• _Task to complete_
Copy every line of the entries that includes the word "this".

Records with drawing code
::::::

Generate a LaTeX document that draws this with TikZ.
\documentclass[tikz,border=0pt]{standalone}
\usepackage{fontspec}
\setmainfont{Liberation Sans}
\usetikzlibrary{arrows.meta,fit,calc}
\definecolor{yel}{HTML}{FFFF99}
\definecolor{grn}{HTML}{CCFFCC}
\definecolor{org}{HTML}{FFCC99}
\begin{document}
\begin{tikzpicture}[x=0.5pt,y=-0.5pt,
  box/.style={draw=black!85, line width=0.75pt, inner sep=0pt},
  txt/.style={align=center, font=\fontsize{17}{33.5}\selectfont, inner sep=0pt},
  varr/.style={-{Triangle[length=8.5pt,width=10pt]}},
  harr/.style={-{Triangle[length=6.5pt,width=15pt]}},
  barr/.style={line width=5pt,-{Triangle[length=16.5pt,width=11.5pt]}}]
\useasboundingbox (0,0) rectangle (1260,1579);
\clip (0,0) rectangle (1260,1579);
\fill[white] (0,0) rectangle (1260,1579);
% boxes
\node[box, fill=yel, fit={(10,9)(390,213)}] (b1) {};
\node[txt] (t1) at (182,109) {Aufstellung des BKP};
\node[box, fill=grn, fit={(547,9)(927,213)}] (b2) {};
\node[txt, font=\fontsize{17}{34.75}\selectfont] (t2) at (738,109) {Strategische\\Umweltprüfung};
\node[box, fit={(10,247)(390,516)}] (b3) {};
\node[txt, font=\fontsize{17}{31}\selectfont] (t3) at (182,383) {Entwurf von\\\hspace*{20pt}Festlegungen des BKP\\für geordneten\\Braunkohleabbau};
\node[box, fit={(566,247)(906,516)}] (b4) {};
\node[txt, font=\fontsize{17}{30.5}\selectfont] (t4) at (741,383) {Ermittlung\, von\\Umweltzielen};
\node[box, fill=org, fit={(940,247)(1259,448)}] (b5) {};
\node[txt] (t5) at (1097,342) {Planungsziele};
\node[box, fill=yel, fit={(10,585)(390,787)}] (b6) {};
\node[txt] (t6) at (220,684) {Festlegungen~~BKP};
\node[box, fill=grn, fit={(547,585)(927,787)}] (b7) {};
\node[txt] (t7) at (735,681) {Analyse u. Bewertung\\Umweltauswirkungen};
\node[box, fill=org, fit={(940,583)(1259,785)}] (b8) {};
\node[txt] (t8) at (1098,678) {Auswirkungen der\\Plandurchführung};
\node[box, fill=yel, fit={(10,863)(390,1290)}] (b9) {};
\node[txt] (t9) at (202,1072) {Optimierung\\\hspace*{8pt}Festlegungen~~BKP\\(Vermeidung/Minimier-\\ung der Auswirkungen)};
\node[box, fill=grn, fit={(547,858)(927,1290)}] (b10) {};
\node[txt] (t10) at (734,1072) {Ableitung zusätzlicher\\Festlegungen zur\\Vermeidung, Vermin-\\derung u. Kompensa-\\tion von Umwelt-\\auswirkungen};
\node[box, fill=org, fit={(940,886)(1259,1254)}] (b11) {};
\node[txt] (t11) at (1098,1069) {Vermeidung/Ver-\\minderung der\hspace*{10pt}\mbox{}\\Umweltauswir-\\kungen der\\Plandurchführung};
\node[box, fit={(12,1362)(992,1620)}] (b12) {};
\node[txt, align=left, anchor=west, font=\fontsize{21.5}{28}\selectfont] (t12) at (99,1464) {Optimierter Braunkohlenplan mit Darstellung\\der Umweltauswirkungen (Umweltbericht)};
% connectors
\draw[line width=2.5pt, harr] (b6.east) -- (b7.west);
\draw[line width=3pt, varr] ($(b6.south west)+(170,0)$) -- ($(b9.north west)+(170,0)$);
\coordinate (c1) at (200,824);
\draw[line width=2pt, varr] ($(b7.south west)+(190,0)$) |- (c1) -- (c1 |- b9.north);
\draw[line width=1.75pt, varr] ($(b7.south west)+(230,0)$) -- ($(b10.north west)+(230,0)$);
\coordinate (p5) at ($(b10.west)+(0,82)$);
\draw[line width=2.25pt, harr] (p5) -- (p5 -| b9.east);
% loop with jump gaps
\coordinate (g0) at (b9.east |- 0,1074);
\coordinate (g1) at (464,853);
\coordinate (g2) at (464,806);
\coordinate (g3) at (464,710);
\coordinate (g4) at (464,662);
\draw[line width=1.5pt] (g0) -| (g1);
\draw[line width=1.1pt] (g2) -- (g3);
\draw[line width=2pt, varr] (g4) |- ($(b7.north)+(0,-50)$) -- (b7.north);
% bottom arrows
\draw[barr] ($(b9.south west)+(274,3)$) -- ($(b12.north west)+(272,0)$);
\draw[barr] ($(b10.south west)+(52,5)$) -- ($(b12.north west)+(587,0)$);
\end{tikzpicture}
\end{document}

::::::

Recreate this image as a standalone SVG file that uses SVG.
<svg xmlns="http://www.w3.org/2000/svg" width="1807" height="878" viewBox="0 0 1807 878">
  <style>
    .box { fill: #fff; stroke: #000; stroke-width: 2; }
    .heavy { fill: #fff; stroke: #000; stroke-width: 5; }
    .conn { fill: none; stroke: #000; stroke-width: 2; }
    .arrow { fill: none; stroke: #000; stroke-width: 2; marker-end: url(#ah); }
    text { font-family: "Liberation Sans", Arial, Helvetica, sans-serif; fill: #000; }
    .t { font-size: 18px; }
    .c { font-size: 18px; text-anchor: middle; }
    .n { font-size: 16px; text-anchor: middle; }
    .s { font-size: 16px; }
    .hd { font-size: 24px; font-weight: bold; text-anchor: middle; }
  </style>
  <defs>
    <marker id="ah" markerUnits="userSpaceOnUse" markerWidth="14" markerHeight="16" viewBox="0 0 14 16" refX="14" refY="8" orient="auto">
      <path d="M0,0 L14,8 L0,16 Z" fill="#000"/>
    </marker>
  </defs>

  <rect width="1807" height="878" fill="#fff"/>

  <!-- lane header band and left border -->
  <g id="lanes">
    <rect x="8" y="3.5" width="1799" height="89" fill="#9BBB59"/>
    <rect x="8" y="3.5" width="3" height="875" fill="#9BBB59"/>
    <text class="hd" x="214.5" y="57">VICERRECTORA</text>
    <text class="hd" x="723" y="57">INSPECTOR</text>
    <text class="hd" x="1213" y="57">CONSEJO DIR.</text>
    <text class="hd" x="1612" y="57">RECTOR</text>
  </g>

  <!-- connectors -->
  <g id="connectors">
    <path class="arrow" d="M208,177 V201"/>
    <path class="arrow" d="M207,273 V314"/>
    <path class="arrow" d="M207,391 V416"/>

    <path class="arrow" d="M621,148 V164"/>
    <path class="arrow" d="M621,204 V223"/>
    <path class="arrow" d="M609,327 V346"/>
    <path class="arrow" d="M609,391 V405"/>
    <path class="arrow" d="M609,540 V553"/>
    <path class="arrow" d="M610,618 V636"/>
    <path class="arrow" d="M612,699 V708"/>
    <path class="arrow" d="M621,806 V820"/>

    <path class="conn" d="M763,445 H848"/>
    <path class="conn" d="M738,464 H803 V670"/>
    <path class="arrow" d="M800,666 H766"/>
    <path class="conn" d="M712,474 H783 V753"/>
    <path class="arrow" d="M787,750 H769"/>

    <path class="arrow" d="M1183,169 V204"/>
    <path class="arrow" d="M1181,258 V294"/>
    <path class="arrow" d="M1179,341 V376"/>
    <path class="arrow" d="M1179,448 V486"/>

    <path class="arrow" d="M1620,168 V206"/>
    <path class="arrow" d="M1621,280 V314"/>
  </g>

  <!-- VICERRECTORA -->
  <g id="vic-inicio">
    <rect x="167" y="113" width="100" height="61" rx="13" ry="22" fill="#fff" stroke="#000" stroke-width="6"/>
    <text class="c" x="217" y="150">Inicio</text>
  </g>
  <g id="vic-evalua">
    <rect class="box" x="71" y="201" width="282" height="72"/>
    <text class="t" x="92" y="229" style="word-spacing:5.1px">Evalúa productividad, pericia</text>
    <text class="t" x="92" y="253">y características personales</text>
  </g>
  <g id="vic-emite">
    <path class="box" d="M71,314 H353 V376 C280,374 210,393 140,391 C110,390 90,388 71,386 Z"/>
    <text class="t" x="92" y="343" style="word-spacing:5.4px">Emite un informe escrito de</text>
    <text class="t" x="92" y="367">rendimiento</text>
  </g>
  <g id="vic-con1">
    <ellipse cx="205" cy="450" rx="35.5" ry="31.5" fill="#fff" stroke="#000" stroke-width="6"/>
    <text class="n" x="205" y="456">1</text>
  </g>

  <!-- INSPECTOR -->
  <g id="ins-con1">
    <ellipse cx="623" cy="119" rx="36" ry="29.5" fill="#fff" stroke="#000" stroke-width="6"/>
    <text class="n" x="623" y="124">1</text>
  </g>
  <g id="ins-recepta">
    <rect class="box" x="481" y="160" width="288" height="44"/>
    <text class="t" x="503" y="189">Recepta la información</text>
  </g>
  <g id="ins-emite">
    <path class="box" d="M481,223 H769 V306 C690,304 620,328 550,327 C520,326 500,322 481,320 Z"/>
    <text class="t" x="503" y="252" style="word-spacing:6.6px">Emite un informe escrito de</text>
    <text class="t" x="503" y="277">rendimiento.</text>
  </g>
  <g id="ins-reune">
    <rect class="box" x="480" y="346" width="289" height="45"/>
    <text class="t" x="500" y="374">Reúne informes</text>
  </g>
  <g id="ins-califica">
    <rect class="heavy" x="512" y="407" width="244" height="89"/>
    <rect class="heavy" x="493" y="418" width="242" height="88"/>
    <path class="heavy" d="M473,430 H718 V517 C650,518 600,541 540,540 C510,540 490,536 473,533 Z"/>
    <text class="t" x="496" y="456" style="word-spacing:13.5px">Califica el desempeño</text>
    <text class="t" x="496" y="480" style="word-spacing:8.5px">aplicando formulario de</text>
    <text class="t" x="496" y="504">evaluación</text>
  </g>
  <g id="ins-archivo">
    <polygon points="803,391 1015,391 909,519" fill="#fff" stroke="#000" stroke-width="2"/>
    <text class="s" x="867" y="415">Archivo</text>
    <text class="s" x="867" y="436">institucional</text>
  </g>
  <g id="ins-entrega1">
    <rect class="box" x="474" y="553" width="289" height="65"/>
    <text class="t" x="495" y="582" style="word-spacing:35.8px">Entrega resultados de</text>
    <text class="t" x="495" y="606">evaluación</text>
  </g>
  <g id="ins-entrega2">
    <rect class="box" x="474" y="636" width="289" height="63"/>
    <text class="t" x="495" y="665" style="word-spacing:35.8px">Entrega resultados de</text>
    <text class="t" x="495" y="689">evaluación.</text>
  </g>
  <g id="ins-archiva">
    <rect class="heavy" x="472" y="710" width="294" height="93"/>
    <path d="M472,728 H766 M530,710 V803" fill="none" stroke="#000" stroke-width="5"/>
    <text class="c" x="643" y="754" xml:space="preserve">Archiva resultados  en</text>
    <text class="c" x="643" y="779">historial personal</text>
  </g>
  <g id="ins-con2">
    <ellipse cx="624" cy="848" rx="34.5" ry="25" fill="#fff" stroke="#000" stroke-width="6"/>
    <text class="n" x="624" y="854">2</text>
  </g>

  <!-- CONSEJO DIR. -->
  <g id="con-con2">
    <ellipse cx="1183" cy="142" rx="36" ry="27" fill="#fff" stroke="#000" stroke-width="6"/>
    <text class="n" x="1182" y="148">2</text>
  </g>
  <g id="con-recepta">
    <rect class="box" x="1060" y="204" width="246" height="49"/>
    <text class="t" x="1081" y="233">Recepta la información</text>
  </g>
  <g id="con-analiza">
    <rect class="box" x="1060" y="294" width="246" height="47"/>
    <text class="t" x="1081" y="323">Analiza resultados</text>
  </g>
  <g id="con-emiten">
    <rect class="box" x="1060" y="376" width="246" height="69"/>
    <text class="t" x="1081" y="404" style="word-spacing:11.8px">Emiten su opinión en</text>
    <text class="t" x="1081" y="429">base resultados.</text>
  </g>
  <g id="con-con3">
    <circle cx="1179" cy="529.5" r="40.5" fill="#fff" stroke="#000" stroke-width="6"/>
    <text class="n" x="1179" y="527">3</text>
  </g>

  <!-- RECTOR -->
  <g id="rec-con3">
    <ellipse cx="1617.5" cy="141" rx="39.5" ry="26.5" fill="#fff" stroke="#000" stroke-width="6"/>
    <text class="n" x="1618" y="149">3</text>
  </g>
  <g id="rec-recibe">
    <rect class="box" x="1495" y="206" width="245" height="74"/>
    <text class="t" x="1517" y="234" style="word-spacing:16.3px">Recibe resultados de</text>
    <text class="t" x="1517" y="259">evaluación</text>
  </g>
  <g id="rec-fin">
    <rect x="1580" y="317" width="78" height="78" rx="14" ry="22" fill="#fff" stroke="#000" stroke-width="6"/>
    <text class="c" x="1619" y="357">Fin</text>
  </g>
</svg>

::::::

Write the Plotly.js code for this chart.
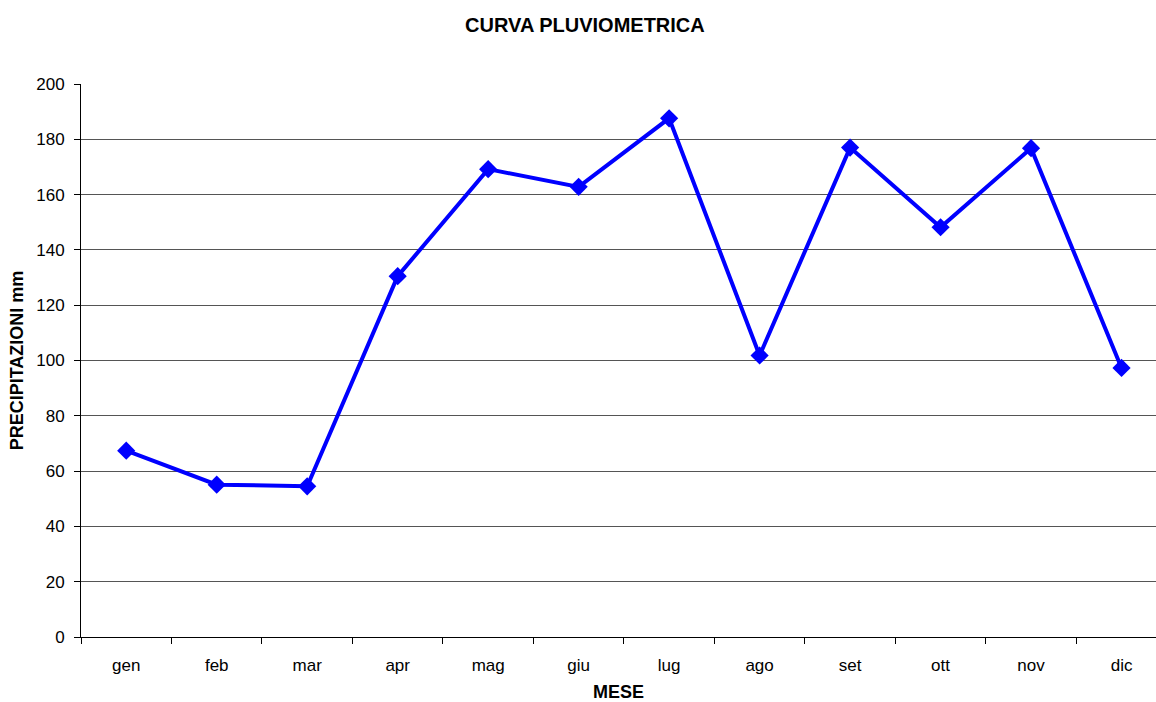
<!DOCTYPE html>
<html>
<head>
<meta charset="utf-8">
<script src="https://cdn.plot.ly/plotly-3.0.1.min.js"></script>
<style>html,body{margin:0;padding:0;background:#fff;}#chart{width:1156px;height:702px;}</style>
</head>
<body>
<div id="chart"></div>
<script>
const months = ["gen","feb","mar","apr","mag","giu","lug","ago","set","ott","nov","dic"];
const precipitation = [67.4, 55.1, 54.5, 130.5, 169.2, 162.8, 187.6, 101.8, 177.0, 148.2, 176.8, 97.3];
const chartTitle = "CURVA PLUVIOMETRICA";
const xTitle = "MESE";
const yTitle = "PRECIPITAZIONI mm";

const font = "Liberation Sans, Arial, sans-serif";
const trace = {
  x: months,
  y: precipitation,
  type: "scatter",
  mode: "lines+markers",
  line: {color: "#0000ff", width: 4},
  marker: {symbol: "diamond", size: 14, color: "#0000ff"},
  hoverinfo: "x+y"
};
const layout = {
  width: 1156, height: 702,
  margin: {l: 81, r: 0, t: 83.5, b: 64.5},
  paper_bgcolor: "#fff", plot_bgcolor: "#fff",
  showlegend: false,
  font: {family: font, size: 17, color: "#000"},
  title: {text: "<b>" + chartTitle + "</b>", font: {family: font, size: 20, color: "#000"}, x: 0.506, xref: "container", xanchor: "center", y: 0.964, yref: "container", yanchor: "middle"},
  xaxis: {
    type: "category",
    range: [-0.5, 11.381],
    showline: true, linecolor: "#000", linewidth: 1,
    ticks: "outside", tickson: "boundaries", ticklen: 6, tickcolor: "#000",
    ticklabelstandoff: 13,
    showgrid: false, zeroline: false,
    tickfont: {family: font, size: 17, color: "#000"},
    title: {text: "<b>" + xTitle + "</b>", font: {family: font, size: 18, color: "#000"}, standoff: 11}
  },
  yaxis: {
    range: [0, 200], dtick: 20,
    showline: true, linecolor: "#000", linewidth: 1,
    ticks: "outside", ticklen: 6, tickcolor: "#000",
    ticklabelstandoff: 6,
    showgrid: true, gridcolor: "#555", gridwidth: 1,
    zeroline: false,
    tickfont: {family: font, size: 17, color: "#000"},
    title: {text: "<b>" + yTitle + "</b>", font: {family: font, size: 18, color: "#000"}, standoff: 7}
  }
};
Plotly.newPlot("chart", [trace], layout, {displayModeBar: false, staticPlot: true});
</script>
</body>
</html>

::::::

• _The output_
Generate a LaTeX document that draws this with TikZ.
Recreate this image as a standalone SVG file that uses SVG.
Write the Plotly.js code for this chart.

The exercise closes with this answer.